Common Grounds


One federation for two peoples

September 19, 2023

Source: Il Manifesto

https://global.ilmanifesto.it/one-federation-for-two-peoples/

 

By Meron Rapoport, Two States – One Homeland

Published September 13, 2023


Read the accompanying commentary by One-State Foundation.

 

 

"Jews and Palestinians are geographically intertwined.
Both peoples view the entire land as their homeland.
For the Jews, that extends to Hebron in the West Bank as much as to Tel Aviv;
for the Palestinians, Jaffa as much as Ramallah.

 

What’s necessary isn’t separation, but equality and partnership;
individual and national equality between all of the residents of this land –
through an end to the occupation, dispossession, and unequal privileges –
and real partnership between these two groups."

 

 

The Oslo agreements were based on bad faith from the Israeli side, were implemented with even lesser good faith, and 30 years later we all see the result: violence is rising, settlements are widening, settlers’ attacks on Palestinian civilians are becoming an habit, and the apartheid regime in the West Bank consolidates itself by the day.
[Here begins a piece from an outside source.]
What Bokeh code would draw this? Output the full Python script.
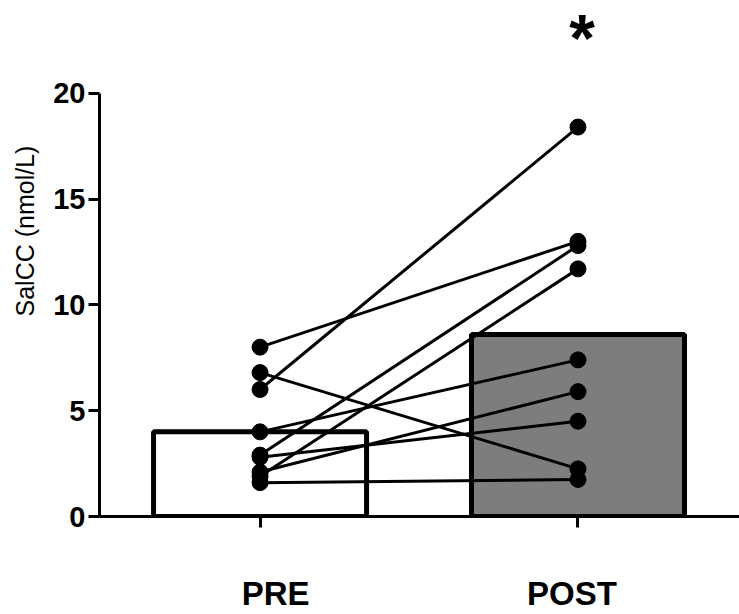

What is maybe even worse: very few Israelis and Palestinians believe that a solution, any solution, to the Israeli-Palestinian conflict is possible. Without such belief, without a hope for a better future, political action becomes very difficult.

 

Reading the recently published protocol of the discussion in the Israeli government prior to the adoption of the Oslo agreement, it is very clear that Israel had no real intention to grant Palestinians independence or a state of their own. The “autonomy” promised to the Palestinians was no more than a tool to prolong the Israeli total control over the whole of the land between the Jordan river and the Mediterranean sea, while relieving Israel from its duties as an occupying power to run the daily lives of the Palestinians in the West Bank and Gaza Strip.

 

Yet despite the fact that a Palestinian state was not originally part of the Oslo agreements, this process was later very much identified with the two states solution. After Oslo, the idea of an independent Palestinian state was accepted as a basis for all negotiations between Israelis and Palestinians. The failure of Oslo is therefore conceived also as the failure of the “classical” two state model.

 

So if Oslo failed, if the two states model identified with Oslo seems no more relevant as a solution, does that mean there is no solution? Does that mean we’re heading toward one state, which in the “best” case will require dismantling the state of Israel, and in the worst and more likely case, mean apartheid and even worse?

 

Oslo was understood by most Jewish-Israeli public as a tool to separate themselves from the Palestinians. The unilateral withdrawal from Gaza, the building of the separation wall in the West Bank and the effective creation of Palestinian enclaves in areas A and B, surrounded by Israeli army and settlements, were all part of the concept.

 

The failure of Oslo is also a failure of the separation idea. Although they are two peoples with distinct national identities, Jews and Palestinians are geographically intertwined. Both peoples view the entire land as their homeland. For the Jews, that extends to Hebron in the West Bank as much as to Tel Aviv; for the Palestinians, Jaffa as much as Ramallah.

 

What’s necessary isn’t separation, but equality and partnership; individual and national equality between all of the residents of this land – through an end to the occupation, dispossession, and unequal privileges – and real partnership between these two groups.

 

My view, and that of my Palestinian and Jewish partners in the A Land for All movement, is that there’s a way to reach that equality and that partnership through an Israeli-Palestinian confederation, entailing the following principles:

 

Two independent states, Israel and Palestine, along the 1967 borders.

 

A federated structure with shared institutions governing human rights, security, the economy and other issues of mutual interest.

 

Open borders and freedom of movement for the citizens of both states, who can live anywhere they’d like.

 

Jerusalem will be an open city, the capital of both states, overseen by a joint municipal government.

 

Restitution for all past wrongs, without creating new ones.

 

When we started out 11 years ago, this idea seemed like a fantasy. Today it seemed even more fantastic to implement the two states solution, as it was framed through the Oslo process with the uprooting of hundreds of thousands of settlers, the partition of Jerusalem and the practical renunciation by the Palestinians on the Right of Return to the lands from which they were exiled 75 years ago.

 

The one state solution, on the other hand, seems also very difficult as it ignores the national aspirations of Palestinians and Israelis and their rights for self determination in a state of their own.

 

A confederation is not a perfect answer. But between a failing two state solution, an existing apartheid state and a single democratic state too far away, it seems the best solution adopted to the situation on the ground.